The Baltimore Museum of Art (BMA) in Maryland presents the first U.S. exhibition of the dynamic collaborators Broomberg & Chanarin. Adam Broomberg and Oliver Chanarin have worked together since the late 1990s, challenging the concepts and structures of power through their multifaceted practice. Their new body of work presented at BMA – photography, copper plates, sculpture and film – highlight the changes technology has wrought on warfare, revealing the fallacies we tell ourselves about it.

The exhibition will feature large-scale photographs showing bullets that have collided and fused mid-air during the American Civil War, along with high-precision prisms – the sort made in Germany during World War II that enabled scopes on firearms and the ability to kill an enemy from a great distance.

The BMA will also present Broomberg & Chanarin’s 12-minute film, Rudiments (2015), which debuted at Lisson Gallery London in October 2015. The film shows a group of young British cadets training at a military camp.
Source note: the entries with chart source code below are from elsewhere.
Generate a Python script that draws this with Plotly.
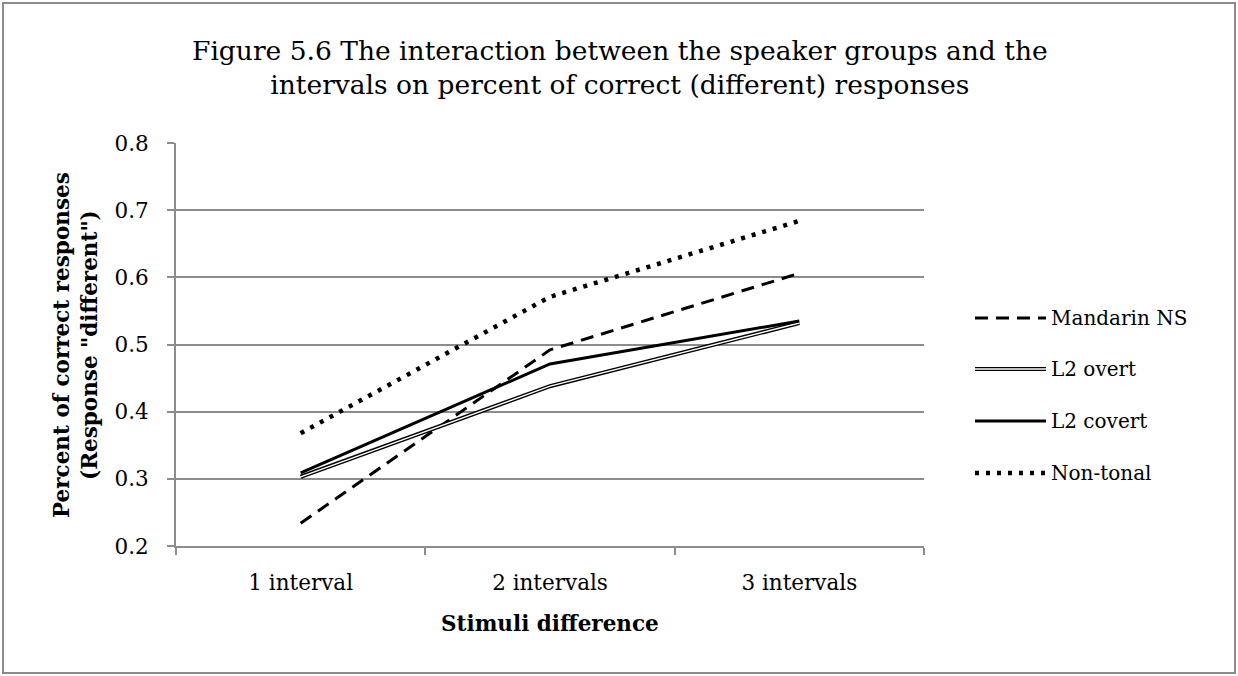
import plotly.graph_objects as go

categories = ["1 interval", "2 intervals", "3 intervals"]
mandarin_ns = [0.234, 0.492, 0.606]
l2_overt = [0.303, 0.438, 0.532]
l2_covert = [0.309, 0.471, 0.535]
non_tonal = [0.368, 0.571, 0.684]
series_names = ["Mandarin NS", "L2 overt", "L2 covert", "Non-tonal"]
y_ticks = [0.2, 0.3, 0.4, 0.5, 0.6, 0.7, 0.8]

FONT = "DejaVu Serif"
W, H = 1238, 676
L, R, T, B = 176, 314, 143, 130
PW, PH = W - L - R, H - T - B

def px_x(x):
    return (x - L) / PW

def px_y(y):
    return (H - B - y) / PH

fig = go.Figure()
fig.add_trace(go.Scatter(x=categories, y=mandarin_ns, mode="lines",
                         line=dict(color="black", width=3, dash="13px,8px"), showlegend=False))
fig.add_trace(go.Scatter(x=categories, y=l2_overt, mode="lines",
                         line=dict(color="black", width=4.2), showlegend=False))
fig.add_trace(go.Scatter(x=categories, y=l2_overt, mode="lines",
                         line=dict(color="white", width=1.4), showlegend=False))
fig.add_trace(go.Scatter(x=categories, y=l2_covert, mode="lines",
                         line=dict(color="black", width=3), showlegend=False))
fig.add_trace(go.Scatter(x=categories, y=non_tonal, mode="lines",
                         line=dict(color="black", width=4.5, dash="4px,7px"), showlegend=False))

shapes = []
# outer border
shapes.append(dict(type="rect", xref="paper", yref="paper",
                   x0=px_x(3), x1=px_x(1235), y0=px_y(673), y1=px_y(3),
                   line=dict(color="#8c8c8c", width=2), layer="below"))
annotations = []
# manual legend
leg_y = [318, 369, 421, 473]
leg_styles = [
    [dict(color="black", width=3, dash="13px,8px")],
    [dict(color="black", width=4.2), dict(color="white", width=1.4)],
    [dict(color="black", width=3)],
    [dict(color="black", width=4.5, dash="4px,7px")],
]
for name, yy, styles in zip(series_names, leg_y, leg_styles):
    for st in styles:
        shapes.append(dict(type="line", xref="paper", yref="paper",
                           x0=px_x(975), x1=px_x(1046), y0=px_y(yy), y1=px_y(yy),
                           line=st))
    annotations.append(dict(xref="paper", yref="paper", x=px_x(1049), y=px_y(yy),
                            text=name, showarrow=False, xanchor="left", yanchor="middle",
                            font=dict(family=FONT, size=20, color="black")))

annotations.append(dict(xref="paper", yref="paper", x=px_x(75), y=px_y(345),
                        text="<b>Percent of correct responses<br>(Response \"different\")</b>",
                        textangle=-90, showarrow=False, xanchor="center", yanchor="middle",
                        font=dict(family=FONT, size=21.5, color="black")))
annotations.append(dict(xref="paper", yref="paper", x=px_x(550), y=px_y(623),
                        text="<b>Stimuli difference</b>", showarrow=False,
                        xanchor="center", yanchor="middle",
                        font=dict(family=FONT, size=21.5, color="black")))
annotations.append(dict(xref="paper", yref="paper", x=px_x(620), y=px_y(68),
                        text="Figure 5.6 The interaction between the speaker groups and the<br>intervals on percent of correct (different) responses",
                        showarrow=False, xanchor="center", yanchor="middle",
                        font=dict(family=FONT, size=26.5, color="black")))

fig.update_layout(
    width=W, height=H,
    margin=dict(l=L, r=R, t=T, b=B, autoexpand=False),
    paper_bgcolor="white", plot_bgcolor="white",
    shapes=shapes, annotations=annotations,
    showlegend=False,
    font=dict(family=FONT, size=21, color="black"),
)
fig.update_xaxes(type="category", range=[-0.5, 2.5], showgrid=False,
                 showline=True, linecolor="#8c8c8c", linewidth=2,
                 ticks="outside", tickson="boundaries", ticklen=7, tickcolor="#8c8c8c", tickwidth=2,
                 ticklabelstandoff=16,
                 tickfont=dict(family=FONT, size=21.5, color="black"))
fig.update_yaxes(range=[0.2, 0.8], tickvals=y_ticks, ticktext=[f"{v:.1f}" for v in y_ticks],
                 showgrid=True, gridcolor="#8c8c8c", gridwidth=2,
                 showline=True, linecolor="#8c8c8c", linewidth=2, zeroline=False,
                 ticks="outside", ticklen=7, tickcolor="#8c8c8c", tickwidth=2,
                 ticklabelstandoff=14,
                 tickfont=dict(family=FONT, size=21.5, color="black"))

fig.write_html("out.html", config={"displayModeBar": False},
               post_script="document.body.style.margin='0';document.body.style.overflow='hidden';")
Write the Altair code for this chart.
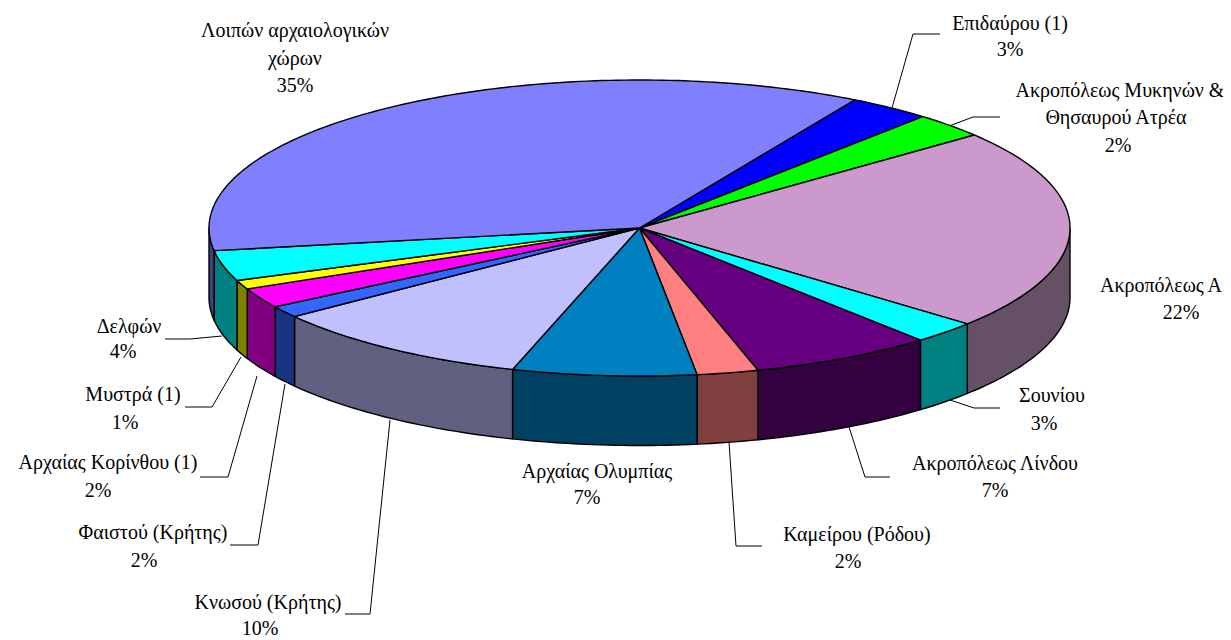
import math
import altair as alt
import pandas as pd

# Slice shares (percent of the full circle), clockwise from the 2 o'clock start
names = ["Επιδαύρου (1)", "Ακροπόλεως Μυκηνών & Θησαυρού Ατρέα", "Ακροπόλεως Α", "Σουνίου",
         "Ακροπόλεως Λίνδου", "Καμείρου (Ρόδου)", "Αρχαίας Ολυμπίας", "Κνωσού (Κρήτης)",
         "Φαιστού (Κρήτης)", "Αρχαίας Κορίνθου (1)", "Μυστρά (1)", "Δελφών",
         "Λοιπών αρχαιολογικών χώρων"]
shares = [3.1, 2.75, 22.04, 2.46, 6.88, 2.3, 6.9, 10.03, 1.27, 2.18, 0.99, 3.32, 35.78]
top_colors = ["#0000FF", "#00FF00", "#CC99CC", "#00FFFF", "#660080", "#FF8080", "#0080C0",
              "#C0C0FF", "#3366FF", "#FF00FF", "#FFFF00", "#00FFFF", "#8080FF"]
side_colors = ["#000080", "#008000", "#665066", "#008080", "#330040", "#804040", "#004060",
               "#606080", "#1A3380", "#800080", "#808000", "#008080", "#404080"]

# Label rows: text, centre x, centre y (picture pixels)
label_text = ["Λοιπών αρχαιολογικών", "χώρων", "35%", "Επιδαύρου (1)", "3%",
              "Ακροπόλεως Μυκηνών &", "Θησαυρού Ατρέα", "2%", "Ακροπόλεως Α", "22%",
              "Σουνίου", "3%", "Ακροπόλεως Λίνδου", "7%", "Καμείρου (Ρόδου)", "2%",
              "Αρχαίας Ολυμπίας", "7%", "Κνωσού (Κρήτης)", "10%", "Φαιστού (Κρήτης)", "2%",
              "Αρχαίας Κορίνθου (1)", "2%", "Μυστρά (1)", "1%", "Δελφών", "4%"]
label_x = [295, 295, 295, 1010, 1010, 1120, 1116, 1118, 1161, 1181, 1052, 1044, 995, 995,
           857, 848, 597, 587, 268, 260, 153, 144, 108, 98, 133, 125, 129, 123]
label_y = [31, 59, 86, 24, 50, 91, 118, 146, 286, 313, 396, 424, 464, 491,
           535, 562, 472, 498, 603, 629, 533, 561, 463, 491, 395, 423, 327, 352]

# Leader lines
leaders = [[(892, 108), (913, 34), (940, 34)], [(949, 126), (973, 117), (1000, 117)],
           [(950, 400), (974, 408), (1000, 408)], [(849, 427), (865, 477), (890, 477)],
           [(729, 442), (736, 546), (762, 546)], [(390, 420), (370, 614), (345, 614)],
           [(285, 384), (258, 545), (230, 545)], [(257, 376), (228, 477), (200, 477)],
           [(241, 357), (212, 407), (185, 407)], [(222, 336), (190, 339), (165, 339)]]

CX, CY, RX, RY, DEPTH, START = 639.5, 228, 430.5, 148, 69.5, -60.0


def pt(deg, dy=0):
    a = math.radians(deg)
    return CX + RX * math.cos(a), CY + RY * math.sin(a) + dy


def arc(a0, a1):
    n = max(2, int(abs(a1 - a0)) + 2)
    return [a0 + (a1 - a0) * i / (n - 1) for i in range(n)]


top_rows, side_rows = [], []
a = START
for i, (s, tc, sc) in enumerate(zip(shares, top_colors, side_colors)):
    a0, a1 = a, a + s * 3.6
    a = a1
    poly = [(CX, CY)] + [pt(t) for t in arc(a0, a1)] + [(CX, CY)]
    for k, (x, y) in enumerate(poly):
        top_rows.append({"slice": i, "k": k, "x": x, "y": y, "c": tc})
    lo, hi = max(a0, 0), min(a1, 180)
    if lo < hi:
        ts = arc(lo, hi)
        poly = [pt(t) for t in ts] + [pt(t, DEPTH) for t in reversed(ts)]
        poly.append(poly[0])
        for k, (x, y) in enumerate(poly):
            side_rows.append({"slice": i, "k": k, "x": x, "y": y, "c": sc})

leader_rows = [{"line": i, "k": k, "x": x, "y": y}
               for i, line in enumerate(leaders) for k, (x, y) in enumerate(line)]
labels = pd.DataFrame({"t": label_text, "x": label_x, "y": label_y})

xs = alt.Scale(domain=[8, 1223], nice=False, zero=False)
ys = alt.Scale(domain=[640, 8], nice=False, zero=False)
X = alt.X("x:Q", scale=xs, axis=None)
Y = alt.Y("y:Q", scale=ys, axis=None)


def faces(rows):
    return alt.Chart(pd.DataFrame(rows)).mark_line(
        stroke="black", strokeWidth=1.4, strokeJoin="round"
    ).encode(X, Y, alt.Fill("c:N", scale=None, legend=None),
             detail="slice:N", order="k:Q")


lines = alt.Chart(pd.DataFrame(leader_rows)).mark_line(
    stroke="black", strokeWidth=1
).encode(X, Y, detail="line:N", order="k:Q")

text = alt.Chart(labels).mark_text(
    font="Liberation Serif", fontSize=20, color="black", align="center", baseline="middle"
).encode(X, Y, text="t:N")

chart = alt.layer(lines, faces(side_rows), faces(top_rows), text).properties(
    width=1215, height=632, padding=0, autosize=alt.AutoSizeParams(type="none")
).configure_view(stroke="transparent", strokeWidth=0)

chart.save("out.html", embed_options={"renderer": "svg", "actions": False})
As they learn drumrolls and how to march in formation, a bouffon (played by Hannah Ringham) arrives and disrupts them in an effort to mock the system that produced these cadets. The film’s title refers to the 40 rudiments that form the technical foundation of percussive music, including rolls, strokes, and paradiddles. The soundtrack is a dramatic, improvised score for drums by the American musician Kid Millions (also known as John Colpitts).